Putin described Mikhail Fradkov as a man who has “good experience of fighting corruption.” “In Brussels he showed himself as a good strong administrator and a decent person,” the head of state added.
Also on Monday, the president sent a letter to the Chairman of the State Duma, or the lower house of the Federal Assembly (parliament) of the Russian Federation, in which, in accordance with Article 83 of the Constitution of the Russian Federation, he introduced the candidature of Mikhail Fradkov for the purpose of obtaining the State Duma’s consent to his appointment as Chairman of the government of the Russian Federation, the president’s press secretary Alexei Gromov told reporters.
The consultations in the Kremlin’s representation office brought together State Duma Speaker Boris Gryzlov, his first deputies Alexander Zhukov, Lyubov Sliska, deputies Georgy Boos, Vyacheslav Volodin and Vladimir Pekhtin, as well as co-chairmen of the United Russia faction in the State Duma Vladimir Katrenko, Valery Bogomolov and Yuri Volkov, and deputy leader of the Kremlin administration Vladislav Surkov.
President Vladimir Putin declared, “We can now sum up the results of five days of thinking,” about the candidature of prime minister. The president recalled at the opening of the meeting with the parliamentary majority of the State Duma, “We met on Wednesday and we had five days ahead of us to work, to think. Now we can sum up the results of these five days of thinking,” the president said.
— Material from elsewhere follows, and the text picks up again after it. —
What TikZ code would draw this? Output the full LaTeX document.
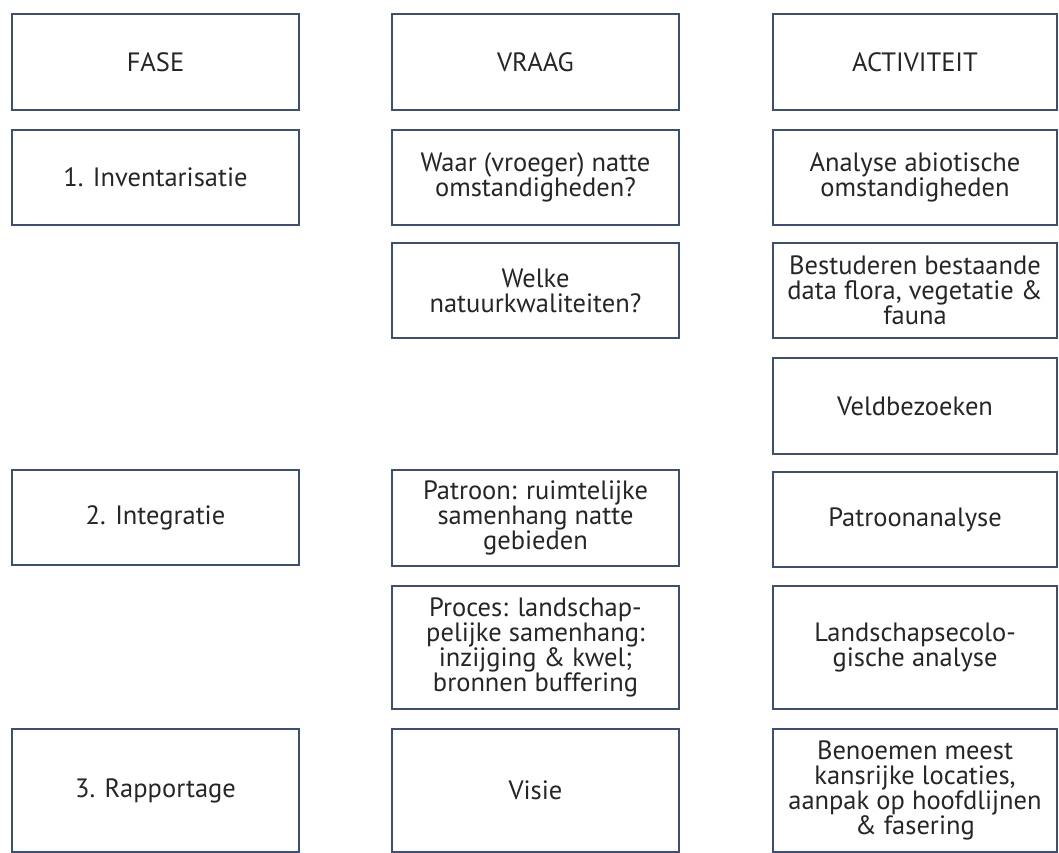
\documentclass[tikz,border=0pt]{standalone}
\usepackage{fontspec}
\setmainfont{PT Sans}
\definecolor{boxline}{HTML}{3B4F78}
\definecolor{txt}{HTML}{262626}
\begin{document}
\begin{tikzpicture}[x=1pt,y=-1pt,
  cell/.style={draw=boxline,line width=2.6pt,fill=white,text=txt,align=center,
    font=\fontsize{26.5}{25}\selectfont,inner sep=0pt,outer sep=0pt}]
\useasboundingbox[fill=white] (0,0) rectangle (1059,853);
\newcommand{\cellnode}[6]{%
  \node[cell,minimum width={#4-#2},minimum height={#5-#3}] (#1) at ({(#2+#4)/2},{(#3+#5)/2}) {#6};}
\cellnode{fase}{12}{14}{299}{110}{FASE}
\cellnode{vraag}{392}{14}{679}{110}{VRAAG}
\cellnode{act}{773}{14}{1057}{110}{ACTIVITEIT}
\cellnode{inv}{12}{130}{299}{225}{1. Inventarisatie}
\cellnode{waar}{392}{130}{679}{225}{Waar (vroeger) natte\\omstandigheden?}
\cellnode{abio}{773}{130}{1057}{225}{Analyse abiotische\\omstandigheden}
\cellnode{welke}{392}{243}{679}{338}{Welke\\natuurkwaliteiten?}
\cellnode{best}{773}{243}{1057}{338}{Bestuderen bestaande\\data flora, vegetatie \&\\fauna}
\cellnode{veld}{773}{358}{1057}{454}{Veldbezoeken}
\cellnode{integ}{12}{470}{299}{565}{2. Integratie}
\cellnode{patr}{392}{470}{679}{566}{Patroon: ruimtelijke\\samenhang natte\\gebieden}
\cellnode{patra}{773}{472}{1057}{567}{Patroonanalyse}
\cellnode{proc}{392}{586}{679}{709}{Proces: landschap-\\pelijke samenhang:\\inzijging \& kwel;\\bronnen buffering}
\cellnode{lands}{773}{586}{1057}{709}{Landschapsecolo-\\gische analyse}
\cellnode{rapp}{12}{729}{299}{852}{3. Rapportage}
\cellnode{visie}{392}{729}{679}{852}{Visie}
\cellnode{benoe}{773}{729}{1057}{852}{Benoemen meest\\kansrijke locaties,\\aanpak op hoofdlijnen\\\& fasering}
\end{tikzpicture}
\end{document}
Boris Gryzlov declared that Mikhail Fradkov has “every potentiality for heading the government, which will carry out strategic reforms in the country.”
The full house debates about the candidature will be preceded by consultations with the State Duma factions that will begin on Tuesday, March 2, Gryzlov said.
He added that the United Russia party would back this candidature.
Since the government was dismissed last Tuesday, Viktor Khristenko, a prime minister in the preceding government, has acted as the head of the cabinet.
Mikhail Fradkov was born on September 1, 1950, in Moscow. He is a graduate of the Moscow Machine-Tool Building Institute and of the Foreign Trade Academy.
His professional career was started in 1973. He worked at different periods for the USSR State Committee of Foreign Economic Relations and the USSR Ministry of Foreign Trade.
In 1991 and 1992 he was senior counsellor of the Russian mission at the offices of the United Nations Organisation and other international organisations in Geneva, as well as Russia’s representative at the General Agreement on Tariffs and Trade.
In December 1992 he was appointed deputy minister of foreign economic relations.
In October 1993 he became first deputy minister of foreign economic relations.
On April 15, 1997 he was appointed minister of foreign economic relations and trade by a presidential decree. He held the post until March 23, 1998.
On May 25, 1999, he was appointed minister of trade in the Stepashin government by a presidential decree.
On August 19, 1999, he was appointed minister of trade in the Putin government by a presidential decree.
On May 31, 2000, Fradkov was appointed first deputy secretary of the Russian Security Council by a presidential decree.
On March 28, 2001, he was appointed director of the Federal Tax Police Service.
In March 2003, after the liquidation of the Federal Tax Police Service, he was appointed Russia’s ambassador to the European Union with the rank of a federal minister.
In June 2003 he was appointed special representative of the Russian President on problems of the development of relations with EU.
Fradkov speaks English and Spanish. He is married and has two children.